Records from a collection:

━━━━

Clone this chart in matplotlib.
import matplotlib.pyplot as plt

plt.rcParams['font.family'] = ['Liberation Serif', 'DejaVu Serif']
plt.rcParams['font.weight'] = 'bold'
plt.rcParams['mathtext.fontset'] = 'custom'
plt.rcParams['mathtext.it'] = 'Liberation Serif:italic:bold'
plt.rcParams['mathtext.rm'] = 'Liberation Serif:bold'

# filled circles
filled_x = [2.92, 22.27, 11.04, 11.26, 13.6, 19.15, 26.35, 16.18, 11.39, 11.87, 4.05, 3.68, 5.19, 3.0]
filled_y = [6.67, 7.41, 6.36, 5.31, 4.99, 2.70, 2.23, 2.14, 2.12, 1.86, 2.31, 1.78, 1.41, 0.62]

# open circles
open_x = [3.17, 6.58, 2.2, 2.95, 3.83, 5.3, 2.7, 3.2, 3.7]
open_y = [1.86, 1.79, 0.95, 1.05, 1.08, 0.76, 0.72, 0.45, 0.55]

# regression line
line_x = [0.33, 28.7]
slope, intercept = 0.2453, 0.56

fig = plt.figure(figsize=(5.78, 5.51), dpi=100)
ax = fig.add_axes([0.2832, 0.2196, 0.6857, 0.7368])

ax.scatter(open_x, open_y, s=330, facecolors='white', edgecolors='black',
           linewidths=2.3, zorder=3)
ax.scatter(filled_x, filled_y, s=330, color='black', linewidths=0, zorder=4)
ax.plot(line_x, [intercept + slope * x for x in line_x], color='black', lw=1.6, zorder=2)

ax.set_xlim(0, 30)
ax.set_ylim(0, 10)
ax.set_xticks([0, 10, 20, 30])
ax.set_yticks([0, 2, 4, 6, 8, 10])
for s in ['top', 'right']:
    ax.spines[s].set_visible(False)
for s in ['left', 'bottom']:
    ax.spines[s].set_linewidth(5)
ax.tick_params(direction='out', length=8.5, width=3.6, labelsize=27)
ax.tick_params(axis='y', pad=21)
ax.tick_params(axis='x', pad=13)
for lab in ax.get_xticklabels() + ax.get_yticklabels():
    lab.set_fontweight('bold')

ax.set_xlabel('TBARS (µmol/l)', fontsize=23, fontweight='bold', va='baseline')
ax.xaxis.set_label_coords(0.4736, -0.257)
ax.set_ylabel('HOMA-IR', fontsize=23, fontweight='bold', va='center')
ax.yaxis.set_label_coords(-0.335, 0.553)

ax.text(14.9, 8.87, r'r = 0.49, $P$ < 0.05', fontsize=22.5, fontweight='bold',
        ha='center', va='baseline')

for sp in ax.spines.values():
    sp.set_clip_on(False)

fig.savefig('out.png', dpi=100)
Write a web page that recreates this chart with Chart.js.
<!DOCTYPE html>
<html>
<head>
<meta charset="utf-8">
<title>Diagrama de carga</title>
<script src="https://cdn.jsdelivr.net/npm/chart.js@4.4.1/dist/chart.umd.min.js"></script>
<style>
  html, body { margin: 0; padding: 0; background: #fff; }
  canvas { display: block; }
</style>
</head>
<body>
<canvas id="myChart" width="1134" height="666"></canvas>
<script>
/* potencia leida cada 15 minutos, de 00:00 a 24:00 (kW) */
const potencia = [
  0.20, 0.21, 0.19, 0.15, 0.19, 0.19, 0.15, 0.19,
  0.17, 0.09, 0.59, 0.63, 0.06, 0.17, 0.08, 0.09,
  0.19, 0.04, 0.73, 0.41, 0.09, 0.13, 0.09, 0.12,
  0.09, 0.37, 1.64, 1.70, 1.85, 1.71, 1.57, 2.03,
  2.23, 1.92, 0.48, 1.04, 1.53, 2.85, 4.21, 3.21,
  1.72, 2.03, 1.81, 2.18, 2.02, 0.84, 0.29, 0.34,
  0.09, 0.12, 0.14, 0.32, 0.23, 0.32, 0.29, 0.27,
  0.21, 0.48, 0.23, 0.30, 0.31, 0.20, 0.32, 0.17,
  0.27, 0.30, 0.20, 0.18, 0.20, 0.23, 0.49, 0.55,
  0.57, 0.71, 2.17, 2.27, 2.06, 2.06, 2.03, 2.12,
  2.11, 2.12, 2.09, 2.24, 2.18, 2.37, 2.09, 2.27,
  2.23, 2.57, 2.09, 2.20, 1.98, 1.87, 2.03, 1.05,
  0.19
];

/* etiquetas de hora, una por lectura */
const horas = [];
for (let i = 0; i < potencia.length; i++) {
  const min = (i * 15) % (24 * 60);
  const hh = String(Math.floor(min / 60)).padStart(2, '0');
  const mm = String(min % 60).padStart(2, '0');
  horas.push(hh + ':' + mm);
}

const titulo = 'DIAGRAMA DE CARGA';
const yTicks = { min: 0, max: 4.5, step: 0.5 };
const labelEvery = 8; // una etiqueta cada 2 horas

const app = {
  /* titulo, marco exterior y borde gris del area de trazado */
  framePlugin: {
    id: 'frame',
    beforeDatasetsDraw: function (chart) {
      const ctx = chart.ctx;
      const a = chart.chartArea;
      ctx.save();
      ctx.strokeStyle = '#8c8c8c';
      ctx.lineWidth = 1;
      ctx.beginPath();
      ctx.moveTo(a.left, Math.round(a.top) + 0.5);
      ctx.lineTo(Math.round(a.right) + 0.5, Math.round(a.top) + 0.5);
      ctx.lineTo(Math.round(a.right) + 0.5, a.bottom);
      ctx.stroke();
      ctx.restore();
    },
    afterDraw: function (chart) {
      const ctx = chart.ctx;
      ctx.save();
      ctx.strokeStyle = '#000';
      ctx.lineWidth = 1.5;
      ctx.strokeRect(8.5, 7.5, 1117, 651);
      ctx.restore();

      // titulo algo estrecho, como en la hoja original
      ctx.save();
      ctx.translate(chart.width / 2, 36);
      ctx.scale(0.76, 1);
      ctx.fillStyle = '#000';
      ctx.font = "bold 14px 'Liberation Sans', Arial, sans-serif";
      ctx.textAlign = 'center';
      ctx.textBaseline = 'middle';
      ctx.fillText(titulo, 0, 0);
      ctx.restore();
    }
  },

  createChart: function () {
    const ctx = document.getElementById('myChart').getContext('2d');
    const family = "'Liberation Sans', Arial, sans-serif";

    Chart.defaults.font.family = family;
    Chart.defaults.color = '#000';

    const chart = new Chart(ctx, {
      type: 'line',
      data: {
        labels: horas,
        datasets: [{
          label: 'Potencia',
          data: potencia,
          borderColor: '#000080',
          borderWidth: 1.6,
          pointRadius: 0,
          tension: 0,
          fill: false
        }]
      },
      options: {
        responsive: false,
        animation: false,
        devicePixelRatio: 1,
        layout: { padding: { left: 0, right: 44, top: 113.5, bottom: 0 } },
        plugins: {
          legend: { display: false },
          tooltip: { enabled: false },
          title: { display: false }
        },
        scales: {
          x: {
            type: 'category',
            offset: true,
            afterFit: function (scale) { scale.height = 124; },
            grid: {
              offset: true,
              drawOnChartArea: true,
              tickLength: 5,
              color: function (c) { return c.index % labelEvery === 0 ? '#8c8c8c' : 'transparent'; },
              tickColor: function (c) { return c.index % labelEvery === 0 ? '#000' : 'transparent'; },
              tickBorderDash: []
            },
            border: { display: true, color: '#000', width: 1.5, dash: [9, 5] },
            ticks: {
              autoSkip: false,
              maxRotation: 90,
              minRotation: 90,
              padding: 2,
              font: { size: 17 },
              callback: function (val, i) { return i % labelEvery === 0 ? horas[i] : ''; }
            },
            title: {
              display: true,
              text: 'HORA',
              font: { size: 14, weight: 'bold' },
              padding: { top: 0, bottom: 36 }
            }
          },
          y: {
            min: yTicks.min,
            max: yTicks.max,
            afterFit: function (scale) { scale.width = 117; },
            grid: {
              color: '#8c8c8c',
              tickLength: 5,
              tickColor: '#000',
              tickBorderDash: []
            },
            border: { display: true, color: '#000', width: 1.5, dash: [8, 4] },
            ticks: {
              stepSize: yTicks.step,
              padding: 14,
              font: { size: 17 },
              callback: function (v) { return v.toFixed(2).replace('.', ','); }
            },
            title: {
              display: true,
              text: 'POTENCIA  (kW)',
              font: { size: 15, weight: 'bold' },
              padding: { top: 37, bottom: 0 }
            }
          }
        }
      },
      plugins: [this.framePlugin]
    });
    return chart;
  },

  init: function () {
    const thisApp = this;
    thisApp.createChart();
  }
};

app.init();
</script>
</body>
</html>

━━━━

- **PROBLEM DETAILS**: Reproduce the entries exactly, starting at their first line and stopping after the line with "ax.plot(line_x, [intercept +".

- **REPLY TO THE TASK**:
Clone this chart in matplotlib.
import matplotlib.pyplot as plt

plt.rcParams['font.family'] = ['Liberation Serif', 'DejaVu Serif']
plt.rcParams['font.weight'] = 'bold'
plt.rcParams['mathtext.fontset'] = 'custom'
plt.rcParams['mathtext.it'] = 'Liberation Serif:italic:bold'
plt.rcParams['mathtext.rm'] = 'Liberation Serif:bold'

# filled circles
filled_x = [2.92, 22.27, 11.04, 11.26, 13.6, 19.15, 26.35, 16.18, 11.39, 11.87, 4.05, 3.68, 5.19, 3.0]
filled_y = [6.67, 7.41, 6.36, 5.31, 4.99, 2.70, 2.23, 2.14, 2.12, 1.86, 2.31, 1.78, 1.41, 0.62]

# open circles
open_x = [3.17, 6.58, 2.2, 2.95, 3.83, 5.3, 2.7, 3.2, 3.7]
open_y = [1.86, 1.79, 0.95, 1.05, 1.08, 0.76, 0.72, 0.45, 0.55]

# regression line
line_x = [0.33, 28.7]
slope, intercept = 0.2453, 0.56

fig = plt.figure(figsize=(5.78, 5.51), dpi=100)
ax = fig.add_axes([0.2832, 0.2196, 0.6857, 0.7368])

ax.scatter(open_x, open_y, s=330, facecolors='white', edgecolors='black',
           linewidths=2.3, zorder=3)
ax.scatter(filled_x, filled_y, s=330, color='black', linewidths=0, zorder=4)
ax.plot(line_x, [intercept + slope * x for x in line_x], color='black', lw=1.6, zorder=2)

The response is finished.